As you go through the product screen by screen, take notes and screenshots. Mark the good, the bad, and the ugly. Maybe the onboarding has a delightful animation (good!), but a certain settings page is buried three clicks deep (bad). Perhaps the color scheme is pleasing and on-brand, but some text is hard to read on a small screen. These UX details are important parts of the teardown.
Tip: When you are practicing, refer this website for the different psychological factors involved using this website https://growth.design/psychology which will help in figuring out what works best.
A very good teardown will include what are the key business and product metrics of the product you have chosen, using frameworks like AARRR or GSM frameworks, where you get the L1, L2 metrics along with the North Star Metrics of the product.
By applying AARRR, you ensure your teardown covers not just the user's perspective but also the product's perspective on growth. It's a handy checklist to evaluate the business viability of the product and identify which stages are strong or weak.
Tip: AARRR stands for Acquisition, Activation, Retention, Referral, Revenue – the stages a user goes through from discovering the product to becoming a loyal, paying customer.
It’s useful to zoom out and do a quick SWOT analysis of the product – identifying its internal Strengths and Weaknesses , and external Opportunities and Threats. SWOT is a classic business framework to evaluate a company or product's competitive position, and it's a great way to summarize your teardown findings in a strategic context.
Summarizing your findings into SWOT categories provides a clear snapshot of the product’s standing. It helps you (and your readers) see the product’s situation at a glance.
Tip: When practicing please do go in depth to identify the Strengths and Weakness as well as the Opportunities and Threats such that it helps in giving the insights in the best way possible.
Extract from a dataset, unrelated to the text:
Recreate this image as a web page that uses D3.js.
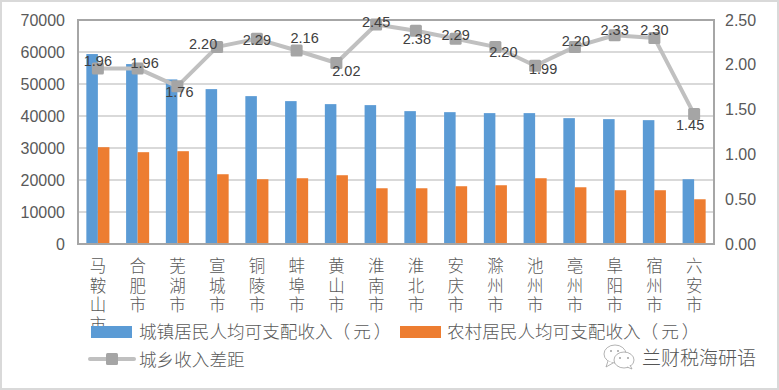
<!DOCTYPE html>
<html>
<head>
<meta charset="utf-8">
<script src="https://cdn.jsdelivr.net/npm/d3@7"></script>
<style>
  html, body { margin: 0; padding: 0; background: #fff; }
  svg { display: block; }
  text { font-family: "Liberation Sans", sans-serif; }
  .cjk { font-family: "Noto Sans CJK SC", sans-serif; text-spacing-trim: space-all; font-feature-settings: "chws" 0, "palt" 0, "halt" 0; }
  .vert { writing-mode: vertical-rl; text-orientation: upright; letter-spacing: 3.1px; }
</style>
</head>
<body>
<div id="chart"></div>
<script>
// data
var cities = ["马鞍山市", "合肥市", "芜湖市", "宣城市", "铜陵市", "蚌埠市", "黄山市", "淮南市",
              "淮北市", "安庆市", "滁州市", "池州市", "亳州市", "阜阳市", "宿州市", "六安市"];
var urban = [59360, 56230, 51430, 48400, 46210, 44650, 43710, 43400,
             41520, 41200, 40900, 40900, 39330, 39020, 38700, 20240];
var rural = [30250, 28690, 29000, 21800, 20240, 20550, 21490, 17420,
             17420, 18050, 18360, 20550, 17730, 16800, 16800, 13980];
var gap = [1.96, 1.96, 1.76, 2.20, 2.29, 2.16, 2.02, 2.45,
           2.38, 2.29, 2.20, 1.99, 2.20, 2.33, 2.30, 1.45];
var leftTicks = [0, 10000, 20000, 30000, 40000, 50000, 60000, 70000];
var rightTicks = [0, 0.5, 1, 1.5, 2, 2.5];
var seriesNames = ["城镇居民人均可支配收入（元）", "农村居民人均可支配收入（元）", "城乡收入差距"];
var watermark = "兰财税海研语";

// label nudges, same order as cities
var labelNudge = [[0, -8], [7, -6], [2, 5], [-14, -3], [0, 1], [8, -13], [10, 8], [0, -3],
                  [1, 8], [0, -4], [8, 5], [8, 3], [1, -6], [0, -5], [0, -8], [-4, 11]];

var W = 779, H = 390;
var margin = { left: 78, right: 65, top: 20, bottom: 146 };
var width = W - margin.left - margin.right,
    height = H - margin.top - margin.bottom;

var blue = "#5b9bd5", orange = "#ed7d31", lineGrey = "#c0c0c0", markGrey = "#a5a5a5",
    frame = "#a6a6a6", grid = "#d9d9d9", tickText = "#595959";

var svg = d3.select("#chart").append("svg")
    .attr("width", W)
    .attr("height", H);

// outer border of the screenshot
svg.append("rect")
    .attr("x", 1).attr("y", 1)
    .attr("width", W - 2).attr("height", H - 2)
    .attr("fill", "#fff")
    .attr("stroke", "#d9d9d9")
    .attr("stroke-width", 2);

var g = svg.append("g")
    .attr("transform", "translate(" + margin.left + "," + margin.top + ")");

// scales
var x = d3.scaleBand().domain(cities).range([0, width]);
var barW = x.bandwidth() * 0.29;
var y = d3.scaleLinear().domain([0, 70000]).range([height, 0]);
var y2 = d3.scaleLinear().domain([0, 2.5]).range([height, 0]);

// gridlines
g.append("g").selectAll("line")
    .data(leftTicks.slice(1, -1))
    .enter().append("line")
    .attr("x1", 0).attr("x2", width)
    .attr("y1", function(d) { return y(d); })
    .attr("y2", function(d) { return y(d); })
    .attr("stroke", grid)
    .attr("stroke-width", 2);

// bars
g.append("g").selectAll("rect")
    .data(urban)
    .enter().append("rect")
    .attr("x", function(d, i) { return x(cities[i]) + x.bandwidth() / 2 - barW; })
    .attr("y", function(d) { return y(d); })
    .attr("width", barW)
    .attr("height", function(d) { return height - y(d); })
    .attr("fill", blue);

g.append("g").selectAll("rect")
    .data(rural)
    .enter().append("rect")
    .attr("x", function(d, i) { return x(cities[i]) + x.bandwidth() / 2; })
    .attr("y", function(d) { return y(d); })
    .attr("width", barW)
    .attr("height", function(d) { return height - y(d); })
    .attr("fill", orange);

// frame
g.append("rect")
    .attr("width", width).attr("height", height)
    .attr("fill", "none")
    .attr("stroke", frame)
    .attr("stroke-width", 2);

// line + markers
var line = d3.line()
    .x(function(d, i) { return x(cities[i]) + x.bandwidth() / 2; })
    .y(function(d) { return y2(d); });

g.append("path")
    .datum(gap)
    .attr("d", line)
    .attr("fill", "none")
    .attr("stroke", lineGrey)
    .attr("stroke-width", 4)
    .attr("stroke-linejoin", "round");

g.append("g").selectAll("rect")
    .data(gap)
    .enter().append("rect")
    .attr("x", function(d, i) { return x(cities[i]) + x.bandwidth() / 2 - 6; })
    .attr("y", function(d) { return y2(d) - 6; })
    .attr("width", 12).attr("height", 12)
    .attr("rx", 1.5)
    .attr("fill", markGrey);

g.append("g").selectAll("text")
    .data(gap)
    .enter().append("text")
    .attr("x", function(d, i) { return x(cities[i]) + x.bandwidth() / 2 + labelNudge[i][0]; })
    .attr("y", function(d, i) { return y2(d) + labelNudge[i][1]; })
    .attr("dy", "0.36em")
    .attr("text-anchor", "middle")
    .attr("font-size", "14.5px")
    .attr("fill", "#404040")
    .text(function(d) { return d.toFixed(2); });

// axes
var yAxis = d3.axisLeft(y).tickValues(leftTicks).tickSize(0).tickPadding(13)
    .tickFormat(function(d) { return d; });
var yAxis2 = d3.axisRight(y2).tickValues(rightTicks).tickSize(0).tickPadding(11)
    .tickFormat(d3.format(".2f"));

var gl = g.append("g").call(yAxis);
var gr = g.append("g").attr("transform", "translate(" + width + ",0)").call(yAxis2);
[gl, gr].forEach(function(a) {
  a.select(".domain").remove();
  a.selectAll("text")
      .attr("font-size", "16px")
      .attr("font-family", "Liberation Sans")
      .attr("fill", tickText);
});

// category labels run top to bottom
var gx = g.append("g").attr("transform", "translate(0," + height + ")")
    .call(d3.axisBottom(x).tickSize(0).tickFormat(""));
gx.select(".domain").remove();
gx.selectAll(".tick").append("text")
    .attr("class", "cjk vert")
    .attr("text-anchor", "start")
    .attr("x", 0)
    .attr("y", 13.5)
    .attr("font-size", "16.5px")
    .attr("font-weight", 300)
    .attr("fill", tickText)
    .text(function(d) { return d; });

// legend
var legend = svg.append("g");

// one x per character, the reference sets its brackets wider than the font here does
var legendPos = [[139, 332], [447, 332], [139, 360]];
var charStep = 17.6;
var bracketShift = { "元": 3, "）": 6 };
legend.selectAll("text")
    .data(seriesNames)
    .enter().append("text")
    .attr("class", "cjk")
    .attr("x", function(d, i) {
      return Array.from(d).map(function(c, k) {
        return legendPos[i][0] + k * charStep + (bracketShift[c] || 0);
      }).join(" ");
    })
    .attr("y", function(d, i) { return legendPos[i][1]; })
    .attr("dy", "0.36em")
    .attr("font-size", "17.6px")
    .attr("font-weight", 300)
    .attr("fill", tickText)
    .text(function(d) { return d; });

// swatches go over the last char of the long first label, as in the reference
legend.append("rect").attr("x", 91).attr("y", 326).attr("width", 41).attr("height", 12).attr("fill", blue);
legend.append("rect").attr("x", 400).attr("y", 326).attr("width", 41).attr("height", 12).attr("fill", orange);
legend.append("line").attr("x1", 90).attr("x2", 134).attr("y1", 359).attr("y2", 359)
    .attr("stroke", lineGrey).attr("stroke-width", 4).attr("stroke-linecap", "round");
legend.append("rect").attr("x", 106).attr("y", 353).attr("width", 12).attr("height", 12)
    .attr("rx", 1.5).attr("fill", markGrey);

// wechat style watermark
var wm = svg.append("g").attr("fill", "#fff").attr("stroke", "#a0a0a0").attr("stroke-width", 0.8);
wm.append("ellipse").attr("cx", 615).attr("cy", 354).attr("rx", 11).attr("ry", 9);
wm.append("path").attr("d", "M608 361 L606 367 L613 363");
wm.append("ellipse").attr("cx", 624).attr("cy", 360).attr("rx", 10).attr("ry", 8);
wm.append("path").attr("d", "M627 367 L632 369 L630 365");
wm.append("g").attr("fill", "#a0a0a0").attr("stroke", "none")
    .selectAll("circle")
    .data([[611, 351], [618, 351], [620, 358], [628, 358]])
    .enter().append("circle")
    .attr("cx", function(d) { return d[0]; })
    .attr("cy", function(d) { return d[1]; })
    .attr("r", 1);
svg.append("text")
    .attr("class", "cjk")
    .attr("x", 642).attr("y", 358)
    .attr("dy", "0.36em")
    .attr("font-size", "19px")
    .attr("font-weight", 300)
    .attr("fill", "#555")
    .text(watermark);
</script>
</body>
</html>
Finally, you should collate all your key findings into a very good summary, and if needed, list down your recommendations. After all, a product teardown isn't just about listing observations; it's about drawing insights from them. Ask yourself: What are the 3-5 most important things I learned about this product? And if the product team hired you as a PM tomorrow, what would you do next based on this teardown?.
When writing recommendations, tie them back to your analysis. If you noted a weakness or threat, often the recommendation is to fix or mitigate that. If you saw an opportunity, perhaps the recommendation is to pursue it with a new feature. Be sure to also consider effort vs impact – you can note quick wins vs long-term ideas.
Tip: Post this step, double-check that your teardown met the initial goal you set.